Controllers provide site-clearing smokes that block sightlines on both attack and defense. In professional play where timing and execution are precise, reliable smoke coverage is the highest-leverage ability type in the game. Teams that control vision control the round. Omen is favoured for his repositioning teleport; Astra for her global macro smokes on larger maps.
Jett and Neon have traded the top Duelist pick rate throughout 2025–2026. Jett remains dominant on maps with wide angles and operator-friendly sightlines where her dash provides escape utility. Neon is preferred on faster, tighter maps where her sprint speed and wall can create first-contact advantages. Raze is a consistent third option for grenade-heavy maps.
Fade's Haunt (recon) and Prowlers (trail) provide unmatched intel-gathering capability at the pro level, where opponents hide precisely and timing is critical. Gekko's utility is reusable, which gives his team more total ability actions per round. Sova remains viable on maps with long sightlines where his Recon Bolt covers large areas efficiently.

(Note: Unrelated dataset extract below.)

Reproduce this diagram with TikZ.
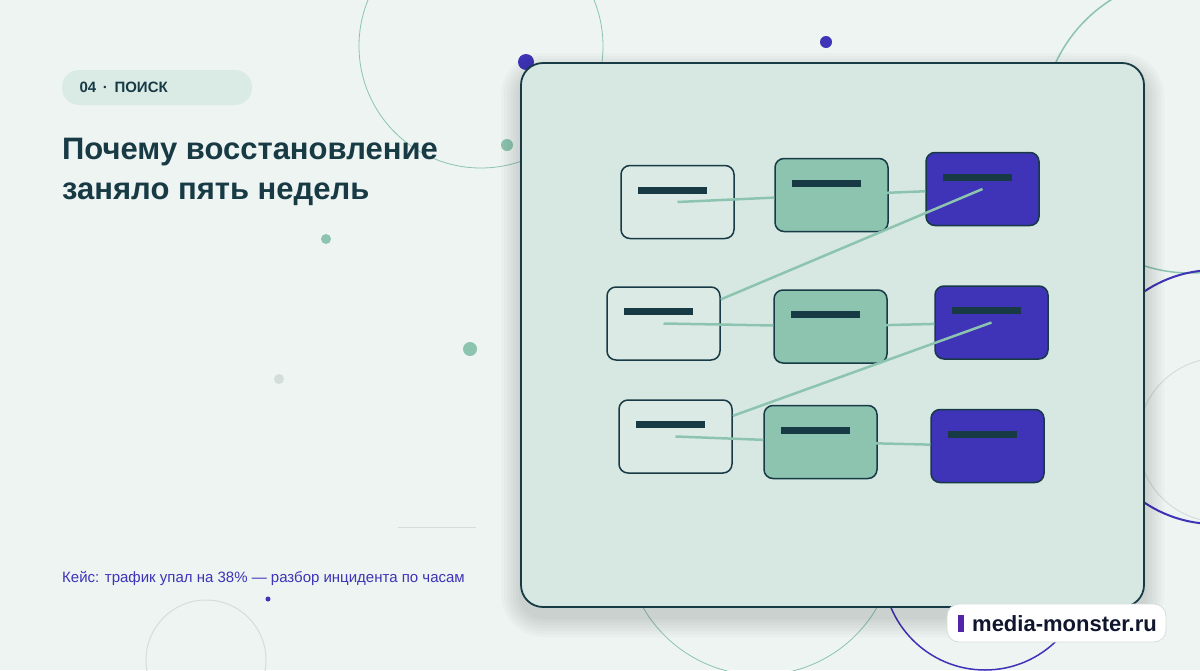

Map geometry directly determines meta. Bind's teleporters favour agents with mobility and site-denial utility; Haven's three-site layout rewards surveillance and multi-directional smoke capability; Breeze's long open sightlines make Sova's recon arrows especially powerful. Professional teams maintain map-specific agent pools and may swap their entire composition depending on the map drawn in a series.